» WHAT THE TASK REQUIRES: Copy out each line featuring the string "this" from the entries beneath.

Saved entries
»»

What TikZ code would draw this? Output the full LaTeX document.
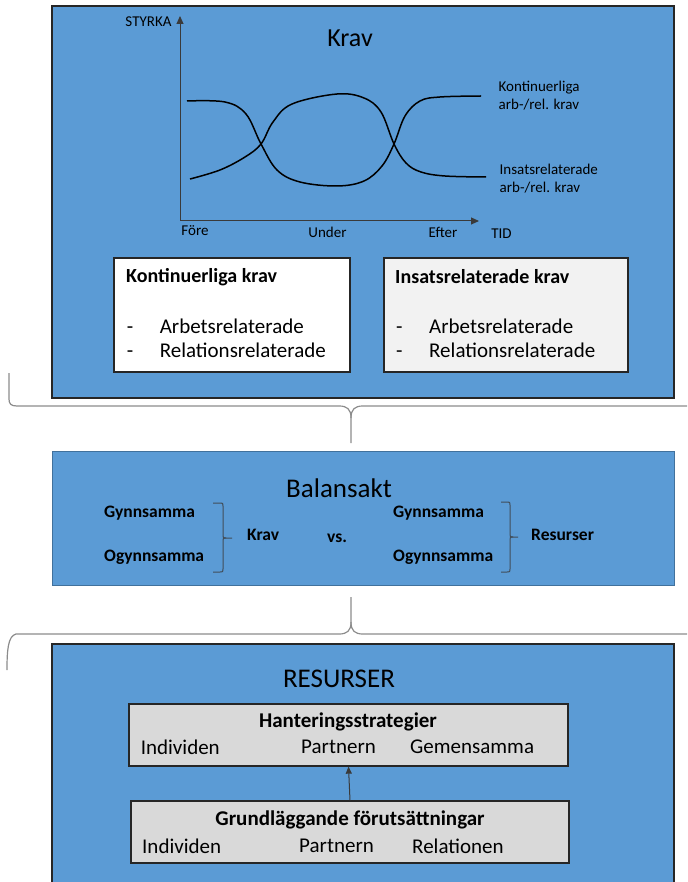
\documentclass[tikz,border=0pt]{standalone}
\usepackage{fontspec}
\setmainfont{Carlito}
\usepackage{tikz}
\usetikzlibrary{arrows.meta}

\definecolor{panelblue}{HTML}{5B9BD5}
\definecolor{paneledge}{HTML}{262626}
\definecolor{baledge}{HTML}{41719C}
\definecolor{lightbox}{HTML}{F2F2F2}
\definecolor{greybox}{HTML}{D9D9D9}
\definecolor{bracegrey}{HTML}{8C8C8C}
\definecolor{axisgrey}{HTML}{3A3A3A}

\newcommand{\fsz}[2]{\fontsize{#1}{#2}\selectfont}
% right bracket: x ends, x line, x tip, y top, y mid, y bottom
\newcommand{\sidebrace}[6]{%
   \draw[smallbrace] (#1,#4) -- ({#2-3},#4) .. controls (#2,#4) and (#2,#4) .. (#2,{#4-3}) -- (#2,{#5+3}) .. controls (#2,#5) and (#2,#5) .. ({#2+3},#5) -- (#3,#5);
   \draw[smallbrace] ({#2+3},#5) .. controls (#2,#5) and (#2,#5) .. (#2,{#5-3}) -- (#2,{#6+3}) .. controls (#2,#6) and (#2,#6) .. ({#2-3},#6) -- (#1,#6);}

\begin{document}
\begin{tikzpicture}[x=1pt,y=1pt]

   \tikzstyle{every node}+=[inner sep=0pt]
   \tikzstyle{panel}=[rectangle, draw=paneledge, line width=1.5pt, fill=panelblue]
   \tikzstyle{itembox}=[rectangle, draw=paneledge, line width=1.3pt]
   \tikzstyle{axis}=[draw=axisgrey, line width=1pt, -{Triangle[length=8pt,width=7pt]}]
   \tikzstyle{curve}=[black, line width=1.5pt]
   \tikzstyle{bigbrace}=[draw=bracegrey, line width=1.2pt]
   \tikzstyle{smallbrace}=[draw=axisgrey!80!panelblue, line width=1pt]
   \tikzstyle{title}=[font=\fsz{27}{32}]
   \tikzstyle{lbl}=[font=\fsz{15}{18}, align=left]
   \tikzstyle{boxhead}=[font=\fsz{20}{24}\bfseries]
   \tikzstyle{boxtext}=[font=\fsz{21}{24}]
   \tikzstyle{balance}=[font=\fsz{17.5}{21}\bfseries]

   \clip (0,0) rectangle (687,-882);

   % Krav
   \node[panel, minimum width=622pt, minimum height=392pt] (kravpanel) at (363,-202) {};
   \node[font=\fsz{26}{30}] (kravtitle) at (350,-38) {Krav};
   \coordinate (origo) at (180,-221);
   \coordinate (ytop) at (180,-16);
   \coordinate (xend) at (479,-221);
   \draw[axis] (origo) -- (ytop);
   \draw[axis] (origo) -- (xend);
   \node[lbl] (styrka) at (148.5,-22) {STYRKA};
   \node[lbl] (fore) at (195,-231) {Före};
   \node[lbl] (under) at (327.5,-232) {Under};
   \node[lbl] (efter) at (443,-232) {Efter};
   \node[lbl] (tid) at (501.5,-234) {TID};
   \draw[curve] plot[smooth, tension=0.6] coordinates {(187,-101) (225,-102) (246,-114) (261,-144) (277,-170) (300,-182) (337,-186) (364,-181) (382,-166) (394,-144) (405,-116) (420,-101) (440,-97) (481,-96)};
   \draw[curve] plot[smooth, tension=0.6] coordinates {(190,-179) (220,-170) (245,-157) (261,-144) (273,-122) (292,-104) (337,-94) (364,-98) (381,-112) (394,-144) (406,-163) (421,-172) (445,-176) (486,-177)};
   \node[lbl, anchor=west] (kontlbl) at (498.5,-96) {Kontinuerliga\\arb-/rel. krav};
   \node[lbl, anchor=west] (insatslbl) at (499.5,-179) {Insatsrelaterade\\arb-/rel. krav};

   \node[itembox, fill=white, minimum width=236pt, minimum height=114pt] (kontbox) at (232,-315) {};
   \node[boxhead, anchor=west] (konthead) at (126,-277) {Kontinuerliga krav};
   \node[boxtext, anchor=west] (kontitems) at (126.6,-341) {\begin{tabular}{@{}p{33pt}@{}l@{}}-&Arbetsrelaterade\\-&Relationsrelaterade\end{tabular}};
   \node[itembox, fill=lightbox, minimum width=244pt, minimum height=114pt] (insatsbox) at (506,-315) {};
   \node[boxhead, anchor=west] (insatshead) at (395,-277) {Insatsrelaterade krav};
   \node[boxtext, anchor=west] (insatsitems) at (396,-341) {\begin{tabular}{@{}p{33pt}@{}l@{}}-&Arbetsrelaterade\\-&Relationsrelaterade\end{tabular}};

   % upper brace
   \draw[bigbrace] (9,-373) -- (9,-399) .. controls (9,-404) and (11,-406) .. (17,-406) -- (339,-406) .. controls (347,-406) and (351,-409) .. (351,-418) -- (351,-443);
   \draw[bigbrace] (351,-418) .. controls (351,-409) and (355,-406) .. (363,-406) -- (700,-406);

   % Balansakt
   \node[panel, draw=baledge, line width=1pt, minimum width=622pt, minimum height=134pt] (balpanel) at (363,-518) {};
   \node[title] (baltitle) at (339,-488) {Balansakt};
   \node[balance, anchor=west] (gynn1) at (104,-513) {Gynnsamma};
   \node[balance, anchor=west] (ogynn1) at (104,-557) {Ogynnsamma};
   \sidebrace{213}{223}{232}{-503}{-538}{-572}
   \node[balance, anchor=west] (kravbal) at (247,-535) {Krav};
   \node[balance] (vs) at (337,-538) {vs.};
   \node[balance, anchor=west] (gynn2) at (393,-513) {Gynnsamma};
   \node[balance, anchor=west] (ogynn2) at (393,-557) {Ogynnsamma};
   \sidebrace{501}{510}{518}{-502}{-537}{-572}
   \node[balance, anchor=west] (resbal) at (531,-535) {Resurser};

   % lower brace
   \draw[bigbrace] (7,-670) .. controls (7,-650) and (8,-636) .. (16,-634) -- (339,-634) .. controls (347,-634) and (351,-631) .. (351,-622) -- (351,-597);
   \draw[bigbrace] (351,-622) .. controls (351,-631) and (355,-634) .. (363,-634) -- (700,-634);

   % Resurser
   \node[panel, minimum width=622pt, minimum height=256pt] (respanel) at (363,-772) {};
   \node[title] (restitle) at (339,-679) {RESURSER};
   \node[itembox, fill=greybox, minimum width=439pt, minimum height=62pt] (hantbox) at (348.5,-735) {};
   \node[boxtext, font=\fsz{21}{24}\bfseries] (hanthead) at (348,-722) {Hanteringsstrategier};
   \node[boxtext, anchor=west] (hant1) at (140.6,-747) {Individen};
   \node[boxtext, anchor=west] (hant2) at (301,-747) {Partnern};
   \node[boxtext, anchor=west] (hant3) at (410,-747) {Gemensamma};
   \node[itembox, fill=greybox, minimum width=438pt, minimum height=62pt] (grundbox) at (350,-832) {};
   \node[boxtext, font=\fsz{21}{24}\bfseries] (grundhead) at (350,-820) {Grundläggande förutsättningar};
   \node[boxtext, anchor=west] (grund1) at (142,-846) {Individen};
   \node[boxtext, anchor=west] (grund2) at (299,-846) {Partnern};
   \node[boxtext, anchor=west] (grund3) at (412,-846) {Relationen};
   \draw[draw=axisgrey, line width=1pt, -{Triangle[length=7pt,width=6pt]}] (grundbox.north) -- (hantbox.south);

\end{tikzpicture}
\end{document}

««
»»

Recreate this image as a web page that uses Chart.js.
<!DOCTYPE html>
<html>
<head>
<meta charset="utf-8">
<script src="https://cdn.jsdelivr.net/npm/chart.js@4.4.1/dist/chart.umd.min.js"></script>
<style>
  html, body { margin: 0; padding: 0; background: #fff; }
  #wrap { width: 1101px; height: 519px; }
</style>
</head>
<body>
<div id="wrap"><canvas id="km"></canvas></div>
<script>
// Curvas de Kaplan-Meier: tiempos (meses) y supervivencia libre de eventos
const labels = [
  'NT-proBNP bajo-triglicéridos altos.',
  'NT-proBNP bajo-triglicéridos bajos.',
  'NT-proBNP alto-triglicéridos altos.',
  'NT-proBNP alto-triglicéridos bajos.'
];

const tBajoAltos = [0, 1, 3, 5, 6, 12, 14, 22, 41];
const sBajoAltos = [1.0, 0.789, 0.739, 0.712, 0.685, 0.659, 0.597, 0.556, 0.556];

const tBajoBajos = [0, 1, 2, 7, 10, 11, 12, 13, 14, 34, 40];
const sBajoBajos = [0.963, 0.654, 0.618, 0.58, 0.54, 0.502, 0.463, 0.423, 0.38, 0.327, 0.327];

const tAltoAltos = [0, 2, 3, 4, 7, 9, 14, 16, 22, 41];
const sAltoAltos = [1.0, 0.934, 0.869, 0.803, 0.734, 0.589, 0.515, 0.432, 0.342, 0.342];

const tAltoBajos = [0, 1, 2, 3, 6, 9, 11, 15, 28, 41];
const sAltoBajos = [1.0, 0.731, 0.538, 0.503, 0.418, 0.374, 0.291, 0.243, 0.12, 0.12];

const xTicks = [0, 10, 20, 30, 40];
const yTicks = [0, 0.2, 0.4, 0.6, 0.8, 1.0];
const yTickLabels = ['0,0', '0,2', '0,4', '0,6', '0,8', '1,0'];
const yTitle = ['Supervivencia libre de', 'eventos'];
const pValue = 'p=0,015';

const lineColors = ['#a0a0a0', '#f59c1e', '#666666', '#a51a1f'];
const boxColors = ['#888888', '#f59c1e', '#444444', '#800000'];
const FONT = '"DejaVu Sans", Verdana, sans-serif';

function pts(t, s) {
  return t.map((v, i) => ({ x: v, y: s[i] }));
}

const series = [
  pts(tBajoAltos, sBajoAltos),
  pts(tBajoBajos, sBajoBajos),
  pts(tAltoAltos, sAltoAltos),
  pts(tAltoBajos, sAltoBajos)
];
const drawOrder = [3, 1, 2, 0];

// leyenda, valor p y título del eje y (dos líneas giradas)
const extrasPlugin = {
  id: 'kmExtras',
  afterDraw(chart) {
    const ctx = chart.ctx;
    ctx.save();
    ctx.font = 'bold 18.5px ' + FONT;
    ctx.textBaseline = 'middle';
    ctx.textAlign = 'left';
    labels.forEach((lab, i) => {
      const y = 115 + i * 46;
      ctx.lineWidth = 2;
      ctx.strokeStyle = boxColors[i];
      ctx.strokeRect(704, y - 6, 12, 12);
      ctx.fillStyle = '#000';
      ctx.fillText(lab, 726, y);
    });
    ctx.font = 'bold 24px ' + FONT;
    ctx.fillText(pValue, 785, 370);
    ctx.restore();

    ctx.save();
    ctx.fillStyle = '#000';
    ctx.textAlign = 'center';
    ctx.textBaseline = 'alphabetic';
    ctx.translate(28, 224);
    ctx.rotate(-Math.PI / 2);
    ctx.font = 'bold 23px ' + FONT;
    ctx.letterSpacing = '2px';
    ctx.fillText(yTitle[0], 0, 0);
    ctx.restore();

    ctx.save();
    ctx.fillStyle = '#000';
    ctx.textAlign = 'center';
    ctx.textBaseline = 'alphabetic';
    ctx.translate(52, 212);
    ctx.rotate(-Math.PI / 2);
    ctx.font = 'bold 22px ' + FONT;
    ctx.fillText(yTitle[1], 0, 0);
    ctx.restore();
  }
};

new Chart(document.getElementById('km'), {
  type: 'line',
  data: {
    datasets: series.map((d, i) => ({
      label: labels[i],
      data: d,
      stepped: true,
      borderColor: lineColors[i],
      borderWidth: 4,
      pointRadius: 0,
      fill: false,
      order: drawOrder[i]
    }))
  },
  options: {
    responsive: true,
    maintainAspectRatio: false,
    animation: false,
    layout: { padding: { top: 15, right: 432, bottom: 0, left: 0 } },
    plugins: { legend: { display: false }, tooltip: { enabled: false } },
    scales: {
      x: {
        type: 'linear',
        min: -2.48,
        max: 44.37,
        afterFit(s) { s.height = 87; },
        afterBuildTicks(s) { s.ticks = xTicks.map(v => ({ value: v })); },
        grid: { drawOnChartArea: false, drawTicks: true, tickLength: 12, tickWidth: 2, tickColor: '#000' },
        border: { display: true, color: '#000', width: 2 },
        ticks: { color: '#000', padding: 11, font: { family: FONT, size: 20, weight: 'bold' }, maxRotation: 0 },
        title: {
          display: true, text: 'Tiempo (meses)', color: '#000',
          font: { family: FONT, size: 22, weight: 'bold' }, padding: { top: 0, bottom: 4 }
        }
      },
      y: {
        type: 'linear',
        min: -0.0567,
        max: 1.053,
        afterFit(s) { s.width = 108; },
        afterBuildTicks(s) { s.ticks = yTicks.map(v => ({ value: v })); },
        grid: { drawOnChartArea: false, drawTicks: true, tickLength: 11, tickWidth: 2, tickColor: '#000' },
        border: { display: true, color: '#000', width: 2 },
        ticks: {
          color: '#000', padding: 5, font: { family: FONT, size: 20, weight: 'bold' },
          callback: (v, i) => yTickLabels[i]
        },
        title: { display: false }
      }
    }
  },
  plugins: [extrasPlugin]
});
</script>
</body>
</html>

««

» WRITTEN RESPONSE:
What TikZ code would draw this? Output the full LaTeX document.
Recreate this image as a web page that uses Chart.js.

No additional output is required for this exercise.